Stereolithography-Derived Three-Dimensional Pyrolytic Carbon/Mn(3)O(4) Nanostructures for Free-Standing Hybrid Supercapacitor Electrodes

[Image: see text] The development of permeable three-dimensional (3D) macroporous carbon architectures loaded with active pseudocapacitive nanomaterials offers hybrid supercapacitor (SC) materials with higher energy density, shortened diffusion length for ions, and higher charge–discharge rate capability and thereby is highly relevant for electrical energy storage (EES). Herein, structurally complex and tailorable 3D pyrolytic carbon/Mn(3)O(4) hybrid SC electrode materials are synthesized through the self-assembly of MnO(2) nanoflakes and nanoflowers onto the surface of stereolithography 3D-printed architectures via a facile wet chemical deposition route, followed by a single thermal treatment. Thermal annealing of the MnO(2) nanostructures concurrent with carbonization of the polymer precursor leads to the formation of a 3D hybrid SC electrode material with unique structural integrity and uniformity.
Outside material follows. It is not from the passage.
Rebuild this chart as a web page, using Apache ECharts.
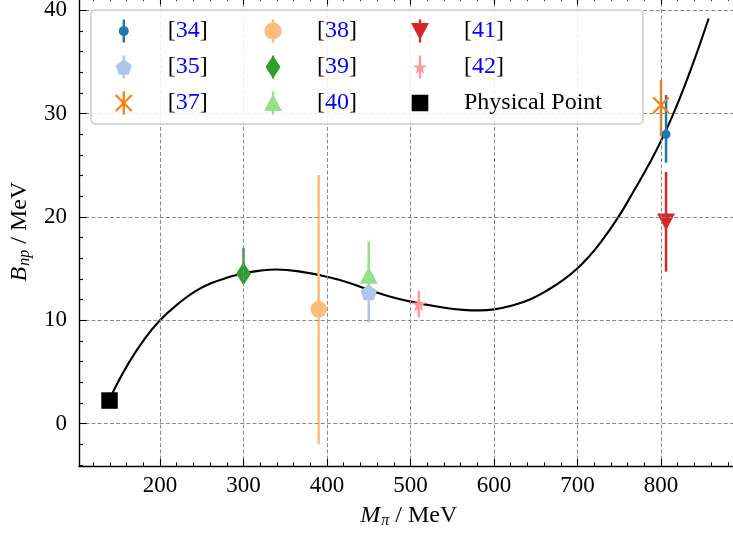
<!DOCTYPE html>
<html><head><meta charset="utf-8">
<script src="https://cdn.jsdelivr.net/npm/echarts@6/dist/echarts.min.js"></script>
<style>html,body{margin:0;padding:0;background:#fff}#c{width:733px;height:536px}</style>
</head><body><div id="c"></div>
<script>
// ---------------- data ----------------
const refNames = ['[34]', '[35]', '[37]', '[38]', '[39]', '[40]', '[41]', '[42]'];
const mpi      = [806,   450,   800,   390,   300,   450,   806,   510];
const bnp      = [28.0,  12.7,  30.8,  11.05, 14.5,  14.35, 19.5,  11.55];
const errLow   = [2.75,  2.9,   3.0,   13.05, 1.0,   2.0,   4.8,   1.28];
const errHigh  = [3.8,   2.9,   2.45,  13.0,  2.5,   3.25,  4.85,  1.28];
const physicalPoint = [139.57, 2.2246];
const fitX = [139.57, 144, 162, 182, 200, 222, 242, 262, 282, 300, 320, 340, 368, 400, 427, 451, 475, 500, 530, 563, 583, 600, 623, 643, 663, 683, 699, 713, 727, 749, 767, 787, 805, 823, 839, 857];
const fitY = [2.22, 3.1, 5.8, 8.25, 10.0, 11.6, 12.8, 13.6, 14.15, 14.55, 14.8, 14.9, 14.7, 14.2, 13.6, 12.9, 12.3, 11.8, 11.35, 11.0, 10.95, 11.05, 11.45, 12.0, 12.85, 13.9, 14.95, 16.1, 17.45, 20.0, 22.45, 25.3, 28.2, 31.6, 35.0, 39.2];
const xTicks = [200, 300, 400, 500, 600, 700, 800];
const xMinorTicks = [120,140,160,180,220,240,260,280,320,340,360,380,420,440,460,480,520,540,560,580,620,640,660,680,720,740,760,780,820,840,860,880];
const yTicks = [0, 10, 20, 30, 40];
const yMinorTicks = [-4,-2,2,4,6,8,12,14,16,18,22,24,26,28,32,34,36,38];

// ---------------- styles ----------------
const FONT = 'Liberation Serif, DejaVu Serif, serif';
const colors = ['#1f77b4', '#aec7e8', '#ff7f0e', '#ffbb78', '#2ca02c', '#98df8a', '#d62728', '#ff9896'];

function poly(pts) { return 'M' + pts.map(p => p[0].toFixed(2) + ',' + p[1].toFixed(2)).join('L') + 'Z'; }
function circleShape(r) { const p = []; for (let k = 0; k < 36; k++) { const t = 2 * Math.PI * k / 36; p.push([r * Math.cos(t), r * Math.sin(t)]); } return [p]; }
function pentagonShape(r) { const p = []; for (let k = 0; k < 5; k++) { const t = (-90 + 72 * k) * Math.PI / 180; p.push([r * Math.cos(t), r * Math.sin(t) + 0.8]); } return [p]; }
function starShape(R) { const p = []; const ri = R * 0.382; for (let k = 0; k < 10; k++) { const t = (-90 + 36 * k) * Math.PI / 180; const rr = k % 2 ? ri : R; p.push([rr * Math.cos(t), rr * Math.sin(t) + 0.8]); } return [p]; }
function triUp(h) { return [[[0, -h], [h, h * 0.9], [-h, h * 0.9]]]; }
function triDown(h) { return [[[-h, -h * 0.9], [h, -h * 0.9], [0, h]]]; }
function diamondShape(w, h) { return [[[0, -h], [w, 0], [0, h], [-w, 0]]]; }
function xShape(a, t) { const o = t / 2 / Math.SQRT2;
  return [[[-a + o, -a - o], [a + o, a - o], [a - o, a + o], [-a - o, -a + o]],
          [[-a - o, a - o], [a - o, -a - o], [a + o, -a + o], [-a + o, a + o]]]; }
function pathOf(shapes) { return 'path://' + shapes.map(poly).join(''); }
const bar = [[-1.2, -11.5], [1.2, -11.5], [1.2, 11.5], [-1.2, 11.5]];

const markerShapes = [circleShape(5), pentagonShape(8.5), xShape(8, 2.2), circleShape(8.5), diamondShape(7.5, 11.5), triUp(9), triDown(9), starShape(7.5)];
const mainSymbols = [
  { symbol: 'circle', size: 9 },
  { symbol: pathOf(pentagonShape(8.5)), size: 16.5 },
  { symbol: pathOf(xShape(8, 2.2)), size: 17 },
  { symbol: 'circle', size: 16.5 },
  { symbol: 'diamond', size: [15, 23] },
  { symbol: pathOf(triUp(9)), size: 18 },
  { symbol: pathOf(triDown(9)), size: 18 },
  { symbol: pathOf(starShape(7.5)), size: 15 }
];
const legendIcons = markerShapes.map(s => pathOf([bar].concat(s)));
const physIcon = pathOf([[[-8.3, -8.3], [8.3, -8.3], [8.3, 8.3], [-8.3, 8.3]], [[-1, -11.5], [1, -11.5], [1, -11.45], [-1, -11.45]], [[-1, 11.45], [1, 11.45], [1, 11.5], [-1, 11.5]]]);

// ---------------- series ----------------
const series = [{
  type: 'line', name: 'fit', data: fitX.map((x, i) => [x, fitY[i]]), showSymbol: false, smooth: 0.45,
  lineStyle: { color: '#000', width: 2.1 }, z: 2, silent: true, xAxisIndex: 0, yAxisIndex: 0
}];
refNames.forEach((n, i) => {
  series.push({
    type: 'custom', name: 'err' + n, xAxisIndex: 0, yAxisIndex: 0, z: 3, silent: true,
    dimensions: ['x', 'y', 'lo', 'hi'], encode: { x: 0, y: 1 },
    data: [[mpi[i], bnp[i], errLow[i], errHigh[i]]],
    renderItem: function (params, api) {
      const x = api.value(0), y = api.value(1);
      const p1 = api.coord([x, y - api.value(2)]), p2 = api.coord([x, y + api.value(3)]);
      return { type: 'line', shape: { x1: p1[0], y1: p1[1], x2: p2[0], y2: p2[1] }, style: { stroke: colors[i], lineWidth: 2.5 } };
    }
  });
});
refNames.forEach((n, i) => {
  series.push({
    type: 'scatter', name: n, xAxisIndex: 0, yAxisIndex: 0, z: 4, silent: true,
    data: [[mpi[i], bnp[i]]], symbol: mainSymbols[i].symbol, symbolSize: mainSymbols[i].size, symbolKeepAspect: true,
    itemStyle: { color: colors[i], opacity: 1 }
  });
});
series.push({
  type: 'scatter', name: 'Physical Point', xAxisIndex: 0, yAxisIndex: 0, z: 4, silent: true,
  data: [physicalPoint], symbol: 'rect', symbolSize: 16.5, itemStyle: { color: '#000', opacity: 1 }
});

// ---------------- axes ----------------
const X_MIN = 103, X_MAX = 893, Y_MIN = -4.15, Y_MAX = 41.3;
const lineBlack = { color: '#000', width: 1.4 };
function xAxisDef(pos, ticks, len, major, showLine) {
  return {
    type: 'value', min: X_MIN, max: X_MAX, position: pos, gridIndex: 0,
    axisLine: { show: showLine, onZero: false, lineStyle: lineBlack },
    axisTick: { show: true, inside: true, length: len, customValues: ticks, lineStyle: { color: '#000', width: 1.1 } },
    axisLabel: (major && pos === 'bottom') ? { show: true, customValues: ticks, margin: 8, color: '#000', fontSize: 23, fontFamily: FONT } : { show: false },
    splitLine: (major && pos === 'bottom') ? { show: true, lineStyle: { color: '#8a8a8a', width: 1, type: [4, 2.2] } } : { show: false },
    minorTick: { show: false }, minorSplitLine: { show: false }, z: 5
  };
}
function yAxisDef(pos, ticks, len, major, showLine) {
  return {
    type: 'value', min: Y_MIN, max: Y_MAX, position: pos, gridIndex: 0,
    axisLine: { show: showLine, onZero: false, lineStyle: lineBlack },
    axisTick: { show: true, inside: true, length: len, customValues: ticks, lineStyle: { color: '#000', width: 1.1 } },
    axisLabel: (major && pos === 'left') ? { show: true, customValues: ticks, margin: 12, color: '#000', fontSize: 23, fontFamily: FONT } : { show: false },
    splitLine: (major && pos === 'left') ? { show: true, lineStyle: { color: '#8a8a8a', width: 1, type: [4, 2.2] } } : { show: false },
    minorTick: { show: false }, minorSplitLine: { show: false }, z: 5
  };
}
const xAxes = [xAxisDef('bottom', xTicks, 7.5, true, true), xAxisDef('bottom', xMinorTicks, 4, false, false),
               xAxisDef('top', xTicks, 7.5, true, true), xAxisDef('top', xMinorTicks, 4, false, false)];
const yAxes = [yAxisDef('left', yTicks, 7.5, true, true), yAxisDef('left', yMinorTicks, 4, false, false)];
const nameRich = {
  i: { fontStyle: 'italic', fontSize: 24, fontFamily: FONT, color: '#000', lineHeight: 24 },
  s: { fontStyle: 'italic', fontSize: 16, fontFamily: FONT, color: '#000', lineHeight: 16, padding: [10, 0, 0, 1] },
  n: { fontSize: 24, fontFamily: FONT, color: '#000', lineHeight: 24 }
};
Object.assign(xAxes[0], { name: '{i|M}{s|π}{n| / MeV}', nameLocation: 'middle', nameGap: 35, nameTextStyle: { rich: nameRich } });
Object.assign(yAxes[0], { name: '{i|B}{s|np}{n| / MeV}', nameLocation: 'middle', nameGap: 34, nameTextStyle: { rich: nameRich } });

// ---------------- legend ----------------
const legRich = {
  a: { color: '#000', fontSize: 24, fontFamily: FONT, lineHeight: 23 },
  b: { color: '#0000ff', fontSize: 24, fontFamily: FONT, lineHeight: 23 }
};
function legendCol(items, left) {
  return {
    orient: 'vertical', left: left, top: 19, padding: 0, itemWidth: 78, itemHeight: 23, itemGap: 12,
    selectedMode: false, z: 200, symbolKeepAspect: true,
    data: items,
    textStyle: { color: '#000', fontSize: 24, fontFamily: FONT, lineHeight: 23, rich: legRich },
    formatter: name => name.charAt(0) === '[' ? '{a|[}{b|' + name.slice(1, -1) + '}{a|]}' : name
  };
}
const li = i => ({ name: refNames[i], icon: legendIcons[i] });
const legends = [
  legendCol([li(0), li(1), li(2)], 115),
  legendCol([li(3), li(4), li(5)], 264),
  legendCol([li(6), li(7), { name: 'Physical Point', icon: physIcon }], 411)
];

const chart = echarts.init(document.getElementById('c'), null, { renderer: 'canvas' });
chart.setOption({
  animation: false,
  backgroundColor: '#fff',
  grid: { left: 79, right: -5.7, top: -3.2, bottom: 69.6, containLabel: false, outerBoundsMode: 'none' },
  xAxis: xAxes,
  yAxis: yAxes,
  legend: legends,
  graphic: { elements: [{ type: 'rect', z: 100, silent: true,
    shape: { x: 91, y: 10, width: 552, height: 114, r: 4 },
    style: { fill: 'rgba(255,255,255,0.85)', stroke: '#cccccc', lineWidth: 1.5 } }] },
  series: series
});
</script></body></html>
The microstructural and chemical characterization of the hybrid electrode reveals the predominant formation of crystalline hausmannite-Mn(3)O(4) after the pyrolysis/annealing process, which is a favorable pseudocapacitive material for EES. With the combination of the 3D free-standing carbon architecture and self-assembled binder-free Mn(3)O(4) nanostructures, electrochemical capacitive charge storage with very good rate capability, gravimetric and areal capacitances (186 F g(–1) and 968 mF cm(–2), respectively), and a long lifespan (>92% after 5000 cycles) is demonstrated. It is worth noting that the gravimetric capacitance value is obtained by considering the full mass of the electrode including the carbon current collector. When only the mass of the pseudocapacitive nanomaterial is considered, a capacitance value of 457 F g(–1) is achieved, which is comparable to state-of-the-art Mn(3)O(4)-based SC electrode materials.